The Trust expects that the solicitation of voting instructions from
Contract Owners will be made by mail, and solicitation also may be made by
telephone communications from officers or employees of AIG SAAMCo or its
affiliates, who will not receive any compensation for their solicitation
services from the Trust. In addition, a professional proxy solicitation firm,
Computershare Fund Services, Inc. ("Computershare"), may also assist in the
solicitation of voting instructions. In connection with the solicitation of
voting instructions, the Life Companies will furnish a copy of this Proxy
Statement to all Contract Owners. The Portfolios will bear the costs associated
with soliciting shareholders, which is estimated to be approximately $137,000.
Contract Owners may also provide their voting instructions through
telephone touch-tone voting, or by Internet voting. These operations require
Contract Owners to input a fourteen-digit control number, which is located on
each voting instruction card. Subsequent to inputting these numbers, Contract
Owners will be prompted to provide their voting instructions on the proposal.
Contract Owners will have an opportunity to review their voting instructions and
make any necessary changes before submitting their voting instructions and
terminating their telephone call or Internet link.
As the Meeting date approaches, certain Contract Owners may receive a
telephone call from a representative of Computershare if their voting
instructions have not yet been received. Computershare may obtain voting
instructions and the authority to execute those voting instructions through
telephonically transmitted instructions from Contract Owners. Voting
instructions that are obtained telephonically will be recorded in accordance
with procedures set forth below. The Trustees believe that these procedures are
reasonably designed to ensure that the identity of the Contract Owner providing
the voting instruction is accurately determined and that the voting instructions
of the Contract Owner are accurately determined. The cost of this assistance, if
necessary, is expected to be approximately $5,000.

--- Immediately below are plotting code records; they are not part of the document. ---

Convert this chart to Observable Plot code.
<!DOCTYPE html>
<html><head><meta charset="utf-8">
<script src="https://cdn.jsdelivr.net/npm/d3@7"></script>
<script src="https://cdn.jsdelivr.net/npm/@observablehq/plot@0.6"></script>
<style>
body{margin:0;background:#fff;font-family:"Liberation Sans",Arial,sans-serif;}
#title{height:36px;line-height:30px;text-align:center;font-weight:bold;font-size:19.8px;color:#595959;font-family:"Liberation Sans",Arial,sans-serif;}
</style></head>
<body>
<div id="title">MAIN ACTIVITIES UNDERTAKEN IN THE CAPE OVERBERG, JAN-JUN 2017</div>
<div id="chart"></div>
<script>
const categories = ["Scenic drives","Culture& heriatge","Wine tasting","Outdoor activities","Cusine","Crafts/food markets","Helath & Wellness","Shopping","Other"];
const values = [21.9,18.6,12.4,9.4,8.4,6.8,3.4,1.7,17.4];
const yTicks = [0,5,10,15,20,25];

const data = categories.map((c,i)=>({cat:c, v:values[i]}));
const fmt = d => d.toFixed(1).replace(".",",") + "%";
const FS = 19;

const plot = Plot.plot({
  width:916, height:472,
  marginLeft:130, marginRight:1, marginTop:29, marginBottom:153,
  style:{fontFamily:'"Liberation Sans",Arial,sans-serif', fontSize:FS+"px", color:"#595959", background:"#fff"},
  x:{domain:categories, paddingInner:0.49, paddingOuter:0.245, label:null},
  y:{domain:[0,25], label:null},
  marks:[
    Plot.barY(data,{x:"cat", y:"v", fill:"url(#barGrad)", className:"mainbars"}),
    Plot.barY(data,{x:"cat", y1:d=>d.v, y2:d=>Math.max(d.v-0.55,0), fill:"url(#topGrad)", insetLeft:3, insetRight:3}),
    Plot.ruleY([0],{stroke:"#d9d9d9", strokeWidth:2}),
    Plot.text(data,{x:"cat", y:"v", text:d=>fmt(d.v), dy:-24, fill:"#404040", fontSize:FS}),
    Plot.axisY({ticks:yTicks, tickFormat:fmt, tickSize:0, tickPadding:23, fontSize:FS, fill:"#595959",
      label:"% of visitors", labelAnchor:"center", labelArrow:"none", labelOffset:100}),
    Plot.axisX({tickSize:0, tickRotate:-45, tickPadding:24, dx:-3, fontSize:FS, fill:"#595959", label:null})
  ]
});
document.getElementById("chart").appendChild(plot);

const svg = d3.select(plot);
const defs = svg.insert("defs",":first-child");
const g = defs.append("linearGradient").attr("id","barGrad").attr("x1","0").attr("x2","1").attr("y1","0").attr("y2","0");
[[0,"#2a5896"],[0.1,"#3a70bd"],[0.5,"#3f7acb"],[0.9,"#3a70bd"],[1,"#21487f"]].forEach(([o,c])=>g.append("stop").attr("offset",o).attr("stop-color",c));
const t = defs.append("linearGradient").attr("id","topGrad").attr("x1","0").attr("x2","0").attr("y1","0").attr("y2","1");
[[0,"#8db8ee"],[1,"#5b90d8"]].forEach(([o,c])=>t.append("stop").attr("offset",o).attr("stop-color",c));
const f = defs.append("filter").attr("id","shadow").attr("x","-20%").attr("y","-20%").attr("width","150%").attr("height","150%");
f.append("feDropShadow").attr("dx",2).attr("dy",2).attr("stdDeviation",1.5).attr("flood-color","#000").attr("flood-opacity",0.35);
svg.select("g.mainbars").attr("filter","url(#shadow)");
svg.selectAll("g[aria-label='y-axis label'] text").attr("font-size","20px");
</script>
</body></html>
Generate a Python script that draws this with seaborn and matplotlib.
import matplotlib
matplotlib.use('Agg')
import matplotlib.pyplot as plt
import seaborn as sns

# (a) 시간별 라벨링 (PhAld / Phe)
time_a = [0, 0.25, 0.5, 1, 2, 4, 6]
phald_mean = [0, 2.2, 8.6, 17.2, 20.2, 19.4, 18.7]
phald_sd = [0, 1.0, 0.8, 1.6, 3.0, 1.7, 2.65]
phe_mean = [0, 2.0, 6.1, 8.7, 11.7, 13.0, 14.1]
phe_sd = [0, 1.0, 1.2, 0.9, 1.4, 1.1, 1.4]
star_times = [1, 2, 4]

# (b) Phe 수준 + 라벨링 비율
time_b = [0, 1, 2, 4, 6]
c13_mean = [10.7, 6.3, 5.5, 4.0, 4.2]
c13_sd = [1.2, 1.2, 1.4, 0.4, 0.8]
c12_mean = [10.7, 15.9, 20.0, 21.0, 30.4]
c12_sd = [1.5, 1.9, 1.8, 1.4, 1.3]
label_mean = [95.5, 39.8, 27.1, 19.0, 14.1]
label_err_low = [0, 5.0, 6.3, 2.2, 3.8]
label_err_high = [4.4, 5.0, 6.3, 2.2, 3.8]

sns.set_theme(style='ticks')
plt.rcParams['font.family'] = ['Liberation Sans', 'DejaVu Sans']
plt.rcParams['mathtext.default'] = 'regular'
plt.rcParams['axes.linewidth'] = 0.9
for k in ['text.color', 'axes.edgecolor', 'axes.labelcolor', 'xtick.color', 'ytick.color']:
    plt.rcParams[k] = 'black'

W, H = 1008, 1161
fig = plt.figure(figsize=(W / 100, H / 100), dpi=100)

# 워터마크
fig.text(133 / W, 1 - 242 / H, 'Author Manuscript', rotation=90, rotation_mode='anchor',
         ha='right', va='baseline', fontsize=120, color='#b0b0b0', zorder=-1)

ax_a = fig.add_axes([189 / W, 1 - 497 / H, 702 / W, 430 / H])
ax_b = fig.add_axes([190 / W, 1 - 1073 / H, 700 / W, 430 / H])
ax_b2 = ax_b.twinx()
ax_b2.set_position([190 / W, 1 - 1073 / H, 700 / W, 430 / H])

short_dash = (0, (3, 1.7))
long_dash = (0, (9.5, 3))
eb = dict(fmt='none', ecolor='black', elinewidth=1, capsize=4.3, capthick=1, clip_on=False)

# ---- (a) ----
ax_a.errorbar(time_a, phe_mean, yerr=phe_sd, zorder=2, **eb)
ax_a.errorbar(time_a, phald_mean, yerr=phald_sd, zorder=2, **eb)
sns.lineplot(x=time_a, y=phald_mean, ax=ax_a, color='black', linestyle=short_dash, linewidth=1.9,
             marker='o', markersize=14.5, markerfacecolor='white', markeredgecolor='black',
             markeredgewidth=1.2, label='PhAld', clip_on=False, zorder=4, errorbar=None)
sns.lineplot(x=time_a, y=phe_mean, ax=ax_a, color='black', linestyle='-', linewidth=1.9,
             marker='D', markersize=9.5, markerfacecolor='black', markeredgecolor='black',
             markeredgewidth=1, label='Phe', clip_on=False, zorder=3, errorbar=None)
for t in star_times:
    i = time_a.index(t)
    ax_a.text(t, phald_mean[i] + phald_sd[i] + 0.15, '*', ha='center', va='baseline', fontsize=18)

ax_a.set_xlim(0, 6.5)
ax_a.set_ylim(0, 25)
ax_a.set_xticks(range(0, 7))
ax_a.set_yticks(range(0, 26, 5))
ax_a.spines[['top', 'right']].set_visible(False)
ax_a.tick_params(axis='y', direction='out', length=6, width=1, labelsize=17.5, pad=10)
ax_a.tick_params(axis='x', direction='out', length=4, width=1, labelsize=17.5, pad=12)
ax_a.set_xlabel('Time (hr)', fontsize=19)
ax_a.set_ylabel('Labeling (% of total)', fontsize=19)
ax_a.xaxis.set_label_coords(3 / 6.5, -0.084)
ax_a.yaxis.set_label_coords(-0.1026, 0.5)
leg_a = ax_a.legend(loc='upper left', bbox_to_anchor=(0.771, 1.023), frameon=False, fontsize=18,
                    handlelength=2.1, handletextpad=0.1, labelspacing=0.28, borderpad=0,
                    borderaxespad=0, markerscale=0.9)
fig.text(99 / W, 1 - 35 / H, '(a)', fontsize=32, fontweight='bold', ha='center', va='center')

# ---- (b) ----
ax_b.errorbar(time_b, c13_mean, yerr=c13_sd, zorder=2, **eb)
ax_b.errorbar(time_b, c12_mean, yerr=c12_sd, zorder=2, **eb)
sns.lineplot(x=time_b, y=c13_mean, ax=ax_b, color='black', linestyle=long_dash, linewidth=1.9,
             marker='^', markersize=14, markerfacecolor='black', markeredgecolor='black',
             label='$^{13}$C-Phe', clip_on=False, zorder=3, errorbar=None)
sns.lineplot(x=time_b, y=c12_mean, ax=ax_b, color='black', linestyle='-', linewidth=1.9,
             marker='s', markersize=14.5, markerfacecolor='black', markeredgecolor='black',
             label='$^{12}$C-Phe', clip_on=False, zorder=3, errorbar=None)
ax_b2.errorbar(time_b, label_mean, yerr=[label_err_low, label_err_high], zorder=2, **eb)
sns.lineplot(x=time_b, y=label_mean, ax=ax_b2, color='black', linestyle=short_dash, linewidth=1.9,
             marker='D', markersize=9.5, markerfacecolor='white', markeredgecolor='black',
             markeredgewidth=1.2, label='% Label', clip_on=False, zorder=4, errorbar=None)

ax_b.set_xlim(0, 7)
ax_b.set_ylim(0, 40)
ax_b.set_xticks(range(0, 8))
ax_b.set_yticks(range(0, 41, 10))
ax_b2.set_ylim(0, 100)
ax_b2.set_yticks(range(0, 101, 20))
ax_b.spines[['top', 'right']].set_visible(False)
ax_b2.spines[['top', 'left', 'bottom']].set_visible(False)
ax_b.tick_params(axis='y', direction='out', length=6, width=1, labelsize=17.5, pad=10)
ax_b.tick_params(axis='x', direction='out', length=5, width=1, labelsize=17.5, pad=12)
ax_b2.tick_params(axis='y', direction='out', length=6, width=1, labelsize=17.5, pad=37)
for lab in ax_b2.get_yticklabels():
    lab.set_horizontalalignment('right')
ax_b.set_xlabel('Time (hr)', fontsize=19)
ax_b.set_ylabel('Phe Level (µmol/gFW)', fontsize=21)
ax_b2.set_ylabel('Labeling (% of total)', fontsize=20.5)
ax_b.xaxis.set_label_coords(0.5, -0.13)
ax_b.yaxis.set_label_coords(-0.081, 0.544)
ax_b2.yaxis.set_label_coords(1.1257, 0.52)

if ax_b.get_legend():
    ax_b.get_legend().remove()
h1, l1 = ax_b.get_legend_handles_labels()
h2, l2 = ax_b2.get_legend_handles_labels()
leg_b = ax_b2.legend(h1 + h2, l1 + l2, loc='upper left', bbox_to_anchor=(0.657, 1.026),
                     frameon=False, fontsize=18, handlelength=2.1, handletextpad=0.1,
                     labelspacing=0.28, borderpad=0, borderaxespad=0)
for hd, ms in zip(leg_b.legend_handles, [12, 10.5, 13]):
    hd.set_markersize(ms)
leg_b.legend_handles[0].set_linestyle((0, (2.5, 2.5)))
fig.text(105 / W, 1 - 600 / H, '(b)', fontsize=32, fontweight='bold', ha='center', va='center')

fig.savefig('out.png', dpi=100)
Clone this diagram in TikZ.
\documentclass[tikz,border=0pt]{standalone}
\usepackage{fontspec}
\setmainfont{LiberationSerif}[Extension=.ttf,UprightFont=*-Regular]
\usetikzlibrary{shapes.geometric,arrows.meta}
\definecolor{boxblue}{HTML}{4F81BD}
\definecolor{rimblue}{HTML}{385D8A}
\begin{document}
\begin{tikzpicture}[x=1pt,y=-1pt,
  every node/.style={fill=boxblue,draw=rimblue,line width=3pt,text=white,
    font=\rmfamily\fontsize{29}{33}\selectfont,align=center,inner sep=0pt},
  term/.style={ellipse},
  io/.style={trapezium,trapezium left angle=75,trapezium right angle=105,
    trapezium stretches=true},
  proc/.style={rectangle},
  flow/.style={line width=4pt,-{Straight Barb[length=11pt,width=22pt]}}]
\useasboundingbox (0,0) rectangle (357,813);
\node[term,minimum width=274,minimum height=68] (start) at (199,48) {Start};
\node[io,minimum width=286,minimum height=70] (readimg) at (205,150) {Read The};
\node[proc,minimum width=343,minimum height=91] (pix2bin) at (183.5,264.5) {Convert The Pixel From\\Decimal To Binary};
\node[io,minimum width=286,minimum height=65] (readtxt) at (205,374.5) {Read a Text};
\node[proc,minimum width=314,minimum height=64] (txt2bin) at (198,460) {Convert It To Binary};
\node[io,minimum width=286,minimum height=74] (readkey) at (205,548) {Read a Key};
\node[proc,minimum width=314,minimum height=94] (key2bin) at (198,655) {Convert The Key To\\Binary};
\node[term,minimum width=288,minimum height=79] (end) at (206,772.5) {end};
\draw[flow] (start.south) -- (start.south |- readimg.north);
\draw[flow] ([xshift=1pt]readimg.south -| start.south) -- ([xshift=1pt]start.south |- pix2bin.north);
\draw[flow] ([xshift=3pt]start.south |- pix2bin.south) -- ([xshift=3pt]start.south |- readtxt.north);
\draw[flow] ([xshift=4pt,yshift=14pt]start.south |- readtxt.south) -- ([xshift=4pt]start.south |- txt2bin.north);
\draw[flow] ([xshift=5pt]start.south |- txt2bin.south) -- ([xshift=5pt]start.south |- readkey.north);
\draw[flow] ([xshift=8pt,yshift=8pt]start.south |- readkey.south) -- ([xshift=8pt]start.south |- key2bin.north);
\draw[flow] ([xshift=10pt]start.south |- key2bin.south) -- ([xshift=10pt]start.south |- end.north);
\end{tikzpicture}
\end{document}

In all cases where telephonic voting instructions are solicited, the
Computershare representative is required to ask for each Contract Owner's full
name, address, the last four-digits of the Contract Owner's social security or
taxpayer identification number, title (if the Contract Owner is authorized to
act on behalf of an entity, such as a corporation), and the portion of shares
beneficially owned and to confirm that the Contract Owner has received a Proxy
Statement and voting instructions card in the mail. If the information solicited
agrees with the information provided to Computershare, then the Computershare
representative has the responsibility to explain the process, read the proposals
listed on the voting instructions card, and ask for the Contract Owner's
instruction on the proposals. The Computershare representative, although
permitted to answer questions about the process, is not permitted to recommend
to the Contract Owner how to vote, other than to read any recommendation set
forth in the Proxy Statement. The Computershare representative will record the
Contract Owner's instructions on the card. Within 72 hours, Computershare will
send the Contract Owner a letter or mailgram to confirm his or her voting
instructions.
If the Contract Owner wishes to participate in the Meeting, but does not
wish to give his or her voting instructions by any of the methods outlined
above, the Contract Owner may still submit the voting instructions card
originally sent with the Proxy Statement or attend in person. Voting
instructions executed by Contract Owners may be revoked by (i) a written
instrument received by the Secretary of the Portfolios at any time before they
are exercised; (ii) delivery of a later-dated instruction or (iii) by attendance
at the Meeting and providing voting instructions in person.
Each Life Company, as the holder of record shares of each Portfolio, is
required to "pass through" to its Contract Owners the right to vote shares of
such Portfolio. The Trust expects that each Life Company will vote 100% of the
shares of the Portfolios held by its respective separate account. The Life
Companies will vote shares of the Portfolios for which no instructions have been
received in the same proportion as they vote shares for which they have received
instructions. Therefore, a small portion of the Contract Owners may determine
the outcome of the vote on the proposals. Abstentions will have the effect of a
negative vote on the proposals. Unmarked voting instructions from Contract
Owners will be voted in favor of the proposals. The Trust may adjourn the
Meeting to the extent permitted by law, if necessary to permit the Life
Companies to obtain additional voting instructions from Contract Owners.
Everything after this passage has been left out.